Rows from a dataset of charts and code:
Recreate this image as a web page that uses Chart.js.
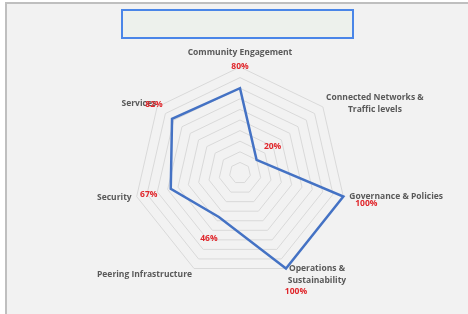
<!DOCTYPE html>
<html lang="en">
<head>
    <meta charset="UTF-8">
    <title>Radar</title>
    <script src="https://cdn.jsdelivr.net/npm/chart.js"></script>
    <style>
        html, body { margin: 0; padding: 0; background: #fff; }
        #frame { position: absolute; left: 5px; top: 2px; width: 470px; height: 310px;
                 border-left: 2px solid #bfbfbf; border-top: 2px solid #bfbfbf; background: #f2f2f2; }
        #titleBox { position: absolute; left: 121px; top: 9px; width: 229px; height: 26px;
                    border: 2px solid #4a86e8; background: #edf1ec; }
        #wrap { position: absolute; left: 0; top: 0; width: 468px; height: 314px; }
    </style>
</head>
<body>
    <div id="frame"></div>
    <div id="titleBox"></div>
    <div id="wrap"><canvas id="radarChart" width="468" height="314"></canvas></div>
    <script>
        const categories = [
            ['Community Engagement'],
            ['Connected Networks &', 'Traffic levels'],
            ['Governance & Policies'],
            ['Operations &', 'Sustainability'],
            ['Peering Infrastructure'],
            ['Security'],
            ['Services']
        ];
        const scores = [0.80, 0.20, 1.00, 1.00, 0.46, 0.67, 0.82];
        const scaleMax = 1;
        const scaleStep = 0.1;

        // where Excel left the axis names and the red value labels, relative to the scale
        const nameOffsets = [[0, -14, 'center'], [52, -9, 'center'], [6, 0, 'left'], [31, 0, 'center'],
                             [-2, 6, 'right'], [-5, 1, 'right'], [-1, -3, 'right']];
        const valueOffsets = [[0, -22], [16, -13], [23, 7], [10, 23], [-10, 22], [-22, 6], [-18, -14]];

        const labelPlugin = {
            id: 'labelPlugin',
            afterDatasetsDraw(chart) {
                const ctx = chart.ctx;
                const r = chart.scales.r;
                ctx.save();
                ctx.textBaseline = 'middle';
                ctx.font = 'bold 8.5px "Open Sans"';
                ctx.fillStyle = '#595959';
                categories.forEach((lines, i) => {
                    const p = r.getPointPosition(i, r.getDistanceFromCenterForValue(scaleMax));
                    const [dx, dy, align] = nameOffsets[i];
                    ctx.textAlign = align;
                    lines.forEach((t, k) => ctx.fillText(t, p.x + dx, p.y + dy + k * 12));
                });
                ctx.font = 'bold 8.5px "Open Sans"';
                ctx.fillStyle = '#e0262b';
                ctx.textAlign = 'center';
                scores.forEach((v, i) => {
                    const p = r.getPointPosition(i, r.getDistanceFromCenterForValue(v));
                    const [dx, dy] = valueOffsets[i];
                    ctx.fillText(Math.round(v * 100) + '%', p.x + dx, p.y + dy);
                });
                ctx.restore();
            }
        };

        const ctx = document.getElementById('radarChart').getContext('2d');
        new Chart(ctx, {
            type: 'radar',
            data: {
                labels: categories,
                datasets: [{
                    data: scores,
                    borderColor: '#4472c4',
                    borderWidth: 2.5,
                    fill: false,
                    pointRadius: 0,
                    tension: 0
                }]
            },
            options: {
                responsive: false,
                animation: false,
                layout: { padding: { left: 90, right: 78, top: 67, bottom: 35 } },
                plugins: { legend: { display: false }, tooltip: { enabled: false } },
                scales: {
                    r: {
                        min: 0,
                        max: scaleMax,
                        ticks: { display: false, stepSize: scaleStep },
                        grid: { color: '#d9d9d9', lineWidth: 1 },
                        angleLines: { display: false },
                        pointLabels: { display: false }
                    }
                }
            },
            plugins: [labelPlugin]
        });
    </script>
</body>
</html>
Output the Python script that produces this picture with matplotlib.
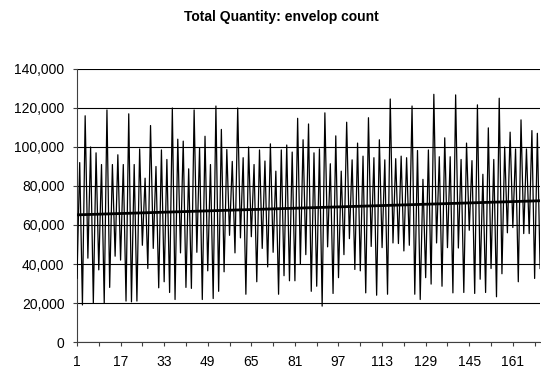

• _Directions_
Write the listing out a second time exactly, dropping all images.

• _Worked answer_
Recreate this image as a web page that uses Chart.js.
<!DOCTYPE html>
<html lang="en">
<head>
    <meta charset="UTF-8">
    <title>Radar</title>
    <script src="https://cdn.jsdelivr.net/npm/chart.js"></script>
    <style>
        html, body { margin: 0; padding: 0; background: #fff; }
        #frame { position: absolute; left: 5px; top: 2px; width: 470px; height: 310px;
                 border-left: 2px solid #bfbfbf; border-top: 2px solid #bfbfbf; background: #f2f2f2; }
        #titleBox { position: absolute; left: 121px; top: 9px; width: 229px; height: 26px;
                    border: 2px solid #4a86e8; background: #edf1ec; }
        #wrap { position: absolute; left: 0; top: 0; width: 468px; height: 314px; }
    </style>
</head>
<body>
    <div id="frame"></div>
    <div id="titleBox"></div>
    <div id="wrap"><canvas id="radarChart" width="468" height="314"></canvas></div>
    <script>
        const categories = [
            ['Community Engagement'],
            ['Connected Networks &', 'Traffic levels'],
            ['Governance & Policies'],
            ['Operations &', 'Sustainability'],
            ['Peering Infrastructure'],
            ['Security'],
            ['Services']
        ];
        const scores = [0.80, 0.20, 1.00, 1.00, 0.46, 0.67, 0.82];
        const scaleMax = 1;
        const scaleStep = 0.1;

        // where Excel left the axis names and the red value labels, relative to the scale
        const nameOffsets = [[0, -14, 'center'], [52, -9, 'center'], [6, 0, 'left'], [31, 0, 'center'],
                             [-2, 6, 'right'], [-5, 1, 'right'], [-1, -3, 'right']];
        const valueOffsets = [[0, -22], [16, -13], [23, 7], [10, 23], [-10, 22], [-22, 6], [-18, -14]];

        const labelPlugin = {
            id: 'labelPlugin',
            afterDatasetsDraw(chart) {
                const ctx = chart.ctx;
                const r = chart.scales.r;
                ctx.save();
                ctx.textBaseline = 'middle';
                ctx.font = 'bold 8.5px "Open Sans"';
                ctx.fillStyle = '#595959';
                categories.forEach((lines, i) => {
                    const p = r.getPointPosition(i, r.getDistanceFromCenterForValue(scaleMax));
                    const [dx, dy, align] = nameOffsets[i];
                    ctx.textAlign = align;
                    lines.forEach((t, k) => ctx.fillText(t, p.x + dx, p.y + dy + k * 12));
                });
                ctx.font = 'bold 8.5px "Open Sans"';
                ctx.fillStyle = '#e0262b';
                ctx.textAlign = 'center';
                scores.forEach((v, i) => {
                    const p = r.getPointPosition(i, r.getDistanceFromCenterForValue(v));
                    const [dx, dy] = valueOffsets[i];
                    ctx.fillText(Math.round(v * 100) + '%', p.x + dx, p.y + dy);
                });
                ctx.restore();
            }
        };

        const ctx = document.getElementById('radarChart').getContext('2d');
        new Chart(ctx, {
            type: 'radar',
            data: {
                labels: categories,
                datasets: [{
                    data: scores,
                    borderColor: '#4472c4',
                    borderWidth: 2.5,
                    fill: false,
                    pointRadius: 0,
                    tension: 0
                }]
            },
            options: {
                responsive: false,
                animation: false,
                layout: { padding: { left: 90, right: 78, top: 67, bottom: 35 } },
                plugins: { legend: { display: false }, tooltip: { enabled: false } },
                scales: {
                    r: {
                        min: 0,
                        max: scaleMax,
                        ticks: { display: false, stepSize: scaleStep },
                        grid: { color: '#d9d9d9', lineWidth: 1 },
                        angleLines: { display: false },
                        pointLabels: { display: false }
                    }
                }
            },
            plugins: [labelPlugin]
        });
    </script>
</body>
</html>
Output the Python script that produces this picture with matplotlib.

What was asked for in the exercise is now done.